Kerry spoke at a meeting of the Organization for Security and Cooperation in Europe, which includes both the United States and Russia as partners. He met briefly — and separately — with Ukrainian Foreign Minister Pavlo Klimkin, Russian Foreign Minister Sergey Lavrov and Georgian Foreign Minister Tamar Beruchashvili.
OSCE has sought to help broker an enduring cease-fire in eastern Ukraine, where it’s believed Moscow is supporting the separatists with weapons and troops in their quest to secede from Ukraine’s central government.
Kerry called it a “very turbulent year” and noted that when the 57-state OSCE met last year, Ukraine protesters were in the throes of demanding a new government in Kiev.

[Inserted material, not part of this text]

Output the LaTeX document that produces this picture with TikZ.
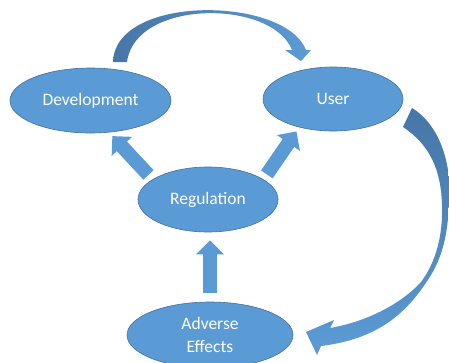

“They were warmed by a simple desire — to live in a country with an honest government,” Kerry said at the start of the OSCE meeting. Over the last year, however, the fledgling leadership in Kiev has been beset by separatists in the eastern provinces of Donetsk and Luhansk, and has seen the Crimea region vote to secede.
Kerry said Kiev has been “tested by external aggression” yet still is “casting off the shackles of repression and opening a new and promising chapter in their nation’s history.”
He called on Moscow to uphold an earlier cease-fire agreement, which calls for withdrawing its support for the separatists and persuading them to release hostages. The U.S. and European Union have imposed sanctions on some Russians and separatists as punishment for their actions.
“The U.S. and countries that support Ukraine’s sovereignty and rights do not seek confrontation,” Kerry said. “It is not our design or desire that we see a Russia isolated through its own actions.”
“No one gains from this confrontation,” Kerry said.
In his annual state-of-the-nation address Thursday in Moscow, Russian President Vladimir Putin defended the annexation of Crimea, describing it as Russia’s spiritual ground. But he offered no insight into what Russia’s next actions in eastern Ukraine could be.
In Switzerland, Ukraine’s Klimkin said, “We’re still working on a real, sustainable cease-fire.” He added that Kiev had delivered on “all the points” from the cease-fire agreement, and said, “Now it’s about Russia.”